International Day against Antisemitism celebrated in Oporto with hundreds of school students

International Day against Antisemitism celebrated in Oporto with hundreds of school students

The Jewish and Holocaust Museums of Oporto celebrate the International Day against Antisemitism on November 9th. Although antisemitism takes many forms, from the extreme left, the extreme right or the political centre, the date corresponds to the 84th Anniversary of Kristallnacht ("Night of Broken Glass"), a pogrom organized by the Nazis on the night of November 9, 1938.

At the Holocaust Museum of Oporto, an exhibition related to the “Night of Broken Glass” will be inaugurated. It will be presented by Dr. Michael Rothwell, director of the Museum, whose family was victimized that night, as every window in his grandfather's shoe shop was violently smashed. The ceremony will be attended by the Mekor Haim Choir, who will sing songs dedicated to the Holocaust, and a flame will be lit in the Museum's Memorial Room with the names of tens of thousands of people murdered. The lighting of the flame will be carried out by students from the schools present.

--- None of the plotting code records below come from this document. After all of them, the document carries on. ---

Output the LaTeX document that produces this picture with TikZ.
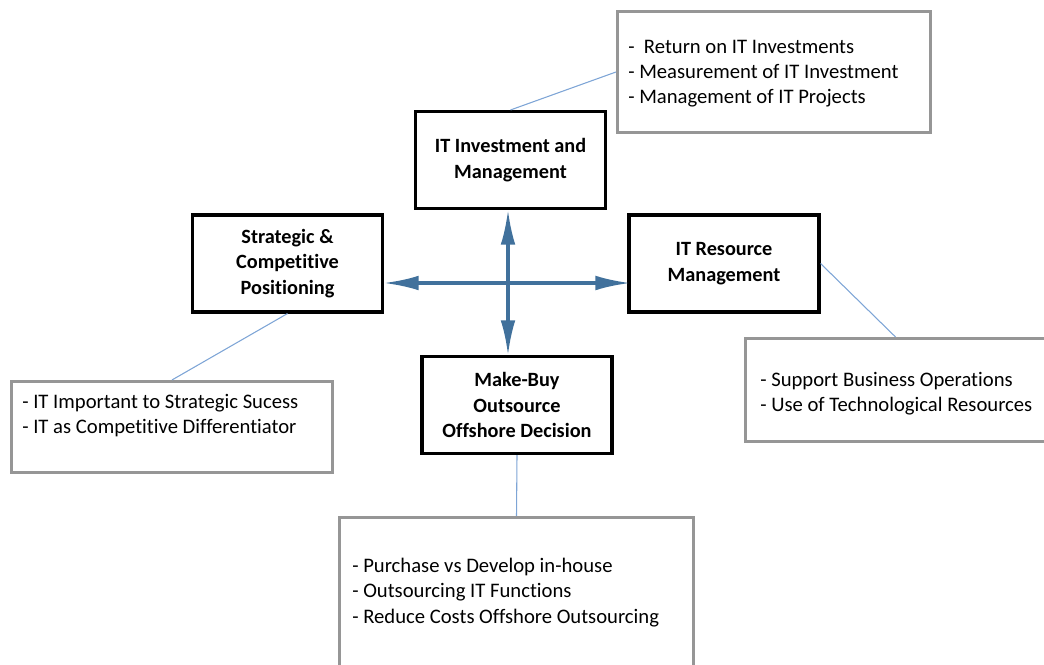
\documentclass[tikz,border=0pt]{standalone}
\usepackage{fontspec}
\setmainfont{Carlito}[Ligatures={NoCommon}]
\usetikzlibrary{arrows.meta,positioning}
\definecolor{arrowblue}{RGB}{65,113,156}
\definecolor{linkblue}{RGB}{126,165,214}
\definecolor{boxgray}{RGB}{150,150,150}

\begin{document}
\begin{tikzpicture}[x=0.75pt, y=-0.75pt]
		\useasboundingbox (0,0) rectangle (1044,664);
		\clip (0,0) rectangle (1044,664);
		\begin{scope}[every node/.style={rectangle, draw=black, line width=2.3pt, fill=white, minimum width=142.5pt, minimum height=72.75pt, align=center, font=\fontsize{15.2}{19.3}\selectfont\bfseries}]
			\node (inv) at (510.5,160) {IT Investment and\\Management};
			\node (strat) at (287.5,263.5) {Strategic \&\\Competitive\\Positioning};
			\node (res) at (724,263.5) {IT Resource\\Management};
			\node (mb) at (517,405) {Make-Buy\\Outsource\\Offshore Decision};
		\end{scope}
		\begin{scope}[every node/.style={rectangle, draw=boxgray, line width=2.3pt}]
			\node[minimum width=234.75pt, minimum height=90.75pt] (invbox) at (774,72) {};
			\node[minimum width=225pt, minimum height=77.25pt] (resbox) at (895.5,390) {};
			\node[minimum width=240.75pt, minimum height=68.25pt] (stratbox) at (172,427) {};
			\node[minimum width=265.5pt, minimum height=111.75pt] (mbbox) at (516.5,592) {};
		\end{scope}
		\begin{scope}[every node/.style={anchor=west, align=left, inner sep=0pt, font=\fontsize{15.5}{19}\selectfont}]
			\node (invlist) at (628,73.5) {-\ \ Return on IT Investments\\- Measurement of IT Investment\\- Management of IT Projects};
			\node (reslist) at (760,393.5) {- Support Business Operations\\- Use of Technological Resources};
			\node (stratlist) at (22,415.5) {- IT Important to Strategic Sucess\\- IT as Competitive Differentiator};
			\node (mblist) at (352,592.5) {- Purchase vs Develop in-house\\- Outsourcing IT Functions\\- Reduce Costs Offshore Outsourcing};
		\end{scope}
		\begin{scope}[every path/.style={draw=linkblue, line width=0.8pt}]
			\path (inv.north) -- (invbox.west);
			\path (res.east) -- (resbox.north);
			\path (strat.south) -- (stratbox.north);
			\path (mb.south) -- (mbbox.north);
		\end{scope}
		\coordinate (hub) at (508,283);
		\begin{scope}[every path/.style={draw=arrowblue, line width=2.3pt, {Latex[length=26pt,width=11pt]}-{Latex[length=26pt,width=11pt]}}]
			\path (inv.south -| hub) -- (mb.north -| hub);
			\path (strat.east |- hub) -- ([xshift=2pt]res.west |- hub);
		\end{scope}
	\end{tikzpicture}
\end{document}
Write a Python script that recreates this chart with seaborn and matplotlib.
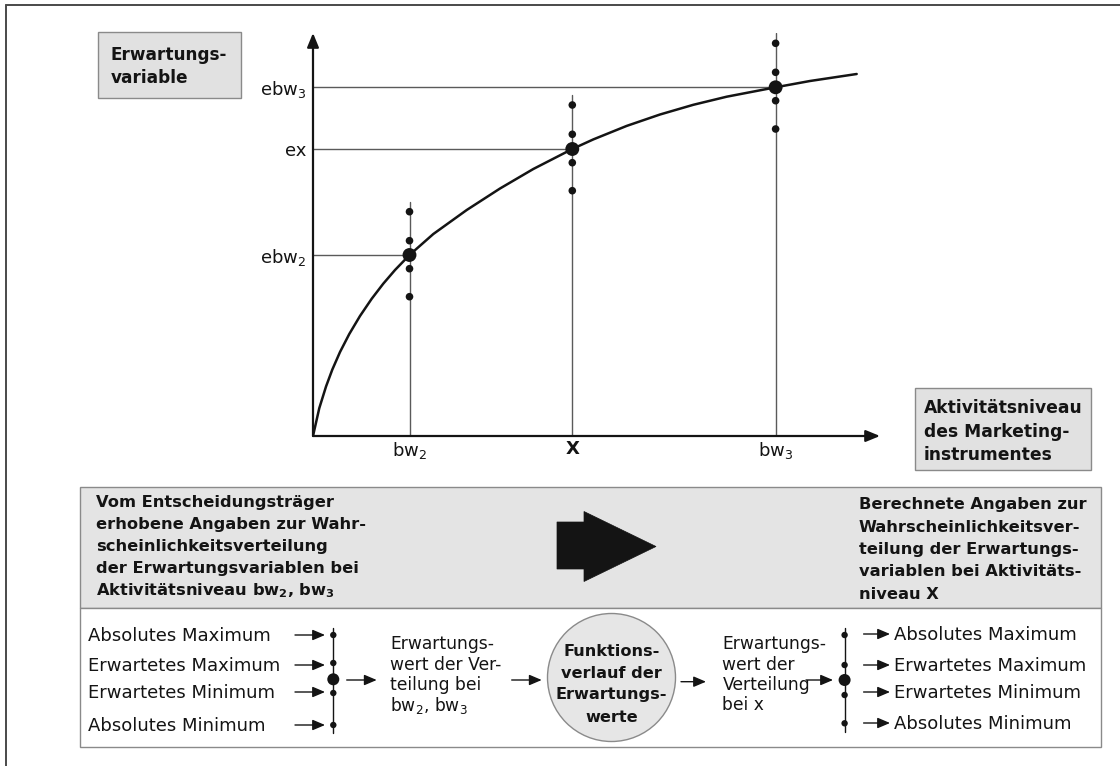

At the Jewish Museum of Oporto, the program will include a guided tour of the Modern Antisemitism Room, which shows the growth of the phenomenon in Portugal between 2015 and 2022 and the screening of the film "Sefarad", which tells the story of the Portuguese Dreyfus – Captain Barros Basto –, who was expelled from the army for being a Jew in 1937 in a sordid process that began with anonymous denunciations by the scum of society, which the Portuguese State used for convenience despite knowing that they were false, as it aimed to destroy the leader of the Jewish Community of Oporto and the organization itself. The captain's granddaughter, Isabel Barros Lopes, will be with the young people watching the film and always available to answer their questions.

Generations after the end of the Shoah, antisemitism is worryingly on the rise, in Europe and beyond. The European Union is determined to put an end to it. The EU strategy on combating antisemitism and fostering Jewish life (2021-2030) is a very ambitious strategy that faces much resistance not only in the general societies but also in national governments and parliaments.